2.2. Initier et exécuter un projet de micro-crédit qui va permettre à la population de reprendre des activités agricole et commerciale pour leur survie.
2.3. Exonérations fiscales et douanières en faveur notamment des importateurs des produits d’assistance humanitaire
2.4. Garantir aux militaires en opération à Bukavu ,le paiement régulier de leur solde au risque en cas de carence de se retourner contre les populations pour se nourrir.
2.5. Rétrocession à la Province d’un pourcentage significatif des recettes réalisées.
2.6. Décentralisation effective sur le plan administrative et financier.
2..7. Réhabilitation des exploitations industrielles et artisanales.

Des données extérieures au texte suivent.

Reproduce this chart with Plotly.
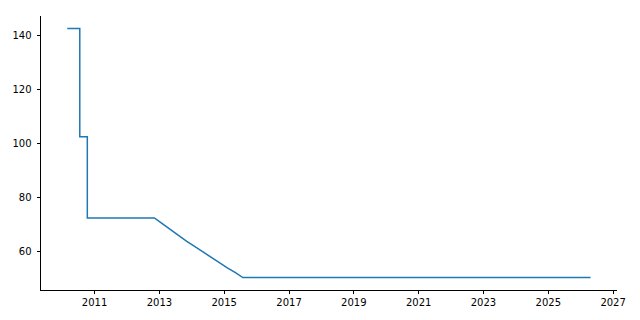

Excellence Monsieur le Vice Président de la République,
Tout en étant convaincus de notre victoire militaire contre nos multiples agressions et rébellions, il n’est cependant pas évident que nos populations de l’Est trouveront là la solution à leurs aspirations profondes, notamment
bâtir une paix durable dans la région pour nous permettre de poursuivre aisément la reconstruction nationale et vivre aussi normalement dans cette partie du pays.
L’ampleur du drame nous amène à recourir à la conscience de vous tous, Président et Vices Présidents de la République, et au sens élevé du patriotisme et d’humanisme qui doivent vous animer, au nom de ces populations innocentes, pour vous proposer enfin, d’engager notre gouvernement dans la logique de privilégier
la voie des négociations pour régler nos différents, partant évidemment du principe sacro-saint que ni l’intégrité territoriale, ni la nationalité ne peuvent être négociables.

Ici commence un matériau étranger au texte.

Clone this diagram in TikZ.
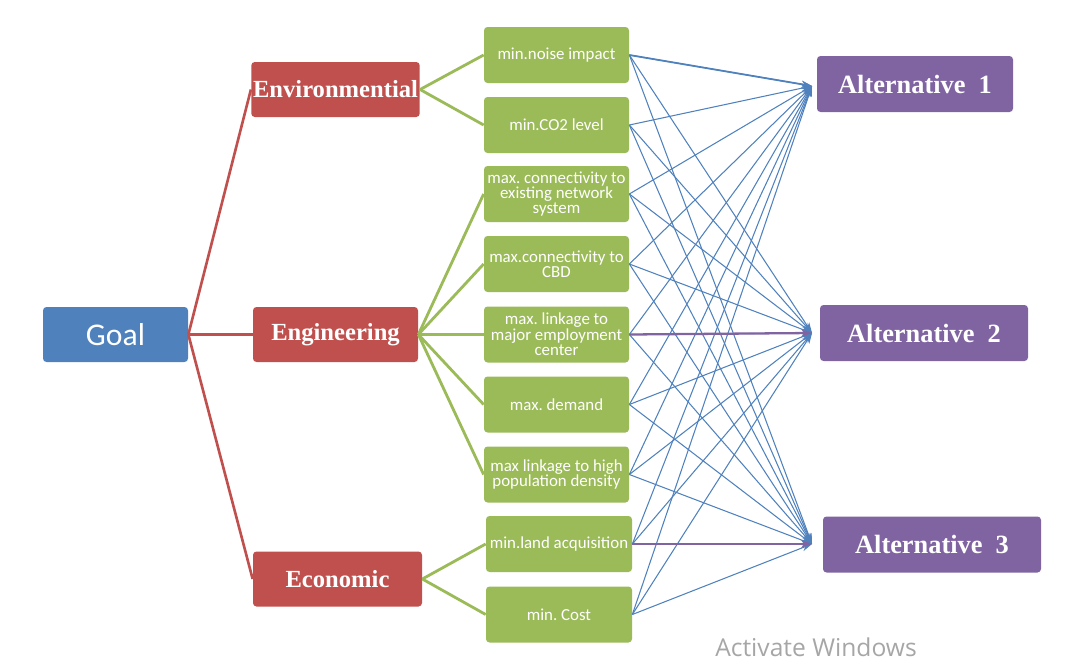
\documentclass[tikz,border=0pt]{standalone}
\usepackage{fontspec}
\setmainfont{Liberation Serif}
\newfontfamily\calib{Carlito}
\newfontfamily\winfont{Open Sans}
\usetikzlibrary{arrows.meta}
\frenchspacing

\definecolor{goalblue}{RGB}{79,129,189}
\definecolor{critred}{RGB}{192,80,77}
\definecolor{subgreen}{RGB}{155,187,89}
\definecolor{altpurple}{RGB}{128,100,162}
\definecolor{linkblue}{RGB}{79,129,189}

\tikzset{
	box/.style={rectangle, rounded corners=2pt, text=white, minimum height=1.1cm, inner sep=1pt, align=center},
	goalbox/.style={box, fill=goalblue, minimum width=2.9cm, font=\calib\fontsize{18}{20}\selectfont},
	critbox/.style={box, fill=critred, minimum width=3.3cm, font=\bfseries\fontsize{14}{16}\selectfont},
	subbox/.style={box, fill=subgreen, minimum width=2.9cm, minimum height=1.12cm, inner sep=0pt, font=\calib\fontsize{9.6}{8.8}\selectfont},
	altbox/.style={box, fill=altpurple, minimum height=1.12cm, font=\bfseries\fontsize{15}{17}\selectfont},
	goalline/.style={critred, line width=1.5pt},
	subline/.style={subgreen, line width=1.6pt},
	link/.style={linkblue, line width=0.6pt, -{Stealth[length=6pt,width=4pt]}},
}

\begin{document}
\begin{tikzpicture}[x=2mm, y=-2mm]
	\useasboundingbox (0,0) rectangle (107.5,66.1);

	% goal and criteria
	\node[goalbox] (goal) at (11.55,33.45) {Goal};
	\node[critbox] (env) at (33.55,8.95) {Environmential};
	\node[critbox] (eng) at (33.55,33.45) {Engineering};
	\node[critbox, minimum width=3.38cm] (eco) at (33.75,57.9) {Economic};

	% sub-criteria
	\node[subbox] (noise) at (55.65,5.5) {min.noise impact};
	\node[subbox] (co2) at (55.65,12.5) {min.CO2 level};
	\node[subbox] (netw) at (55.65,19.4) {max. connectivity to\\existing network\\system};
	\node[subbox] (cbd) at (55.65,26.4) {max.connectivity to\\CBD};
	\node[subbox] (employ) at (55.65,33.45) {max. linkage to\\major employment\\center};
	\node[subbox] (demand) at (55.65,40.45) {max. demand};
	\node[subbox] (popd) at (55.65,47.45) {max linkage to high\\population density};
	\node[subbox, minimum width=2.92cm] (land) at (55.9,54.4) {min.land acquisition};
	\node[subbox, minimum width=2.92cm] (cost) at (55.9,61.45) {min. Cost};

	% alternatives
	\node[altbox, minimum width=3.92cm] (alt1) at (91.5,8.4) {Alternative\ \ 1};
	\node[altbox, minimum width=4.16cm] (alt2) at (92.4,33.3) {Alternative\ \ 2};
	\node[altbox, minimum width=4.36cm] (alt3) at (93.2,54.45) {Alternative\ \ 3};

	\coordinate (in1) at (81.2,8.6);
	\coordinate (in2) at (81.2,33.3);
	\coordinate (in3) at (81.2,54.4);

	\draw[goalline] (goal.east) -- (env.west);
	\draw[goalline] (goal.east) -- (eng.west);
	\draw[goalline] (goal.east) -- (eco.west);

	\foreach \s in {noise,co2}
		\draw[subline] (env.east) -- (\s.west);
	\foreach \s in {netw,cbd,employ,demand,popd}
		\draw[subline] (eng.east) -- (\s.west);
	\foreach \s in {land,cost}
		\draw[subline] (eco.east) -- (\s.west);

	% every sub-criterion to every alternative
	\foreach \s in {noise,co2,netw,cbd,employ,demand,popd,land,cost}
		\foreach \a in {1,2,3}
			\draw[link] (\s.east) -- (in\a);

	\draw[link, line width=1pt] (noise.east) -- (in1);
	\draw[link, draw=altpurple, line width=1.3pt] (employ.east) -- (in2);
	\draw[link, draw=altpurple, line width=1.3pt] (land.east) -- (in3);

	\node[text=black!35, font=\winfont\fontsize{14}{16}\selectfont] (watermark) at (81.6,64.7) {Activate Windows};
\end{tikzpicture}
\end{document}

Ainsi, nous pourrons alors reconstruire effectivement notre
GRAND CONGO digne, avec des
structures politiques stables et des lois acceptées par tous les congolais et qui permettront à tout un chacun (étrangers et nationaux) de vivre en paix et en toute sécurité sur notre sol dans le strict
respect du pouvoir établi et des textes réglementaires.
Nous vous en souhaitons bonne réception.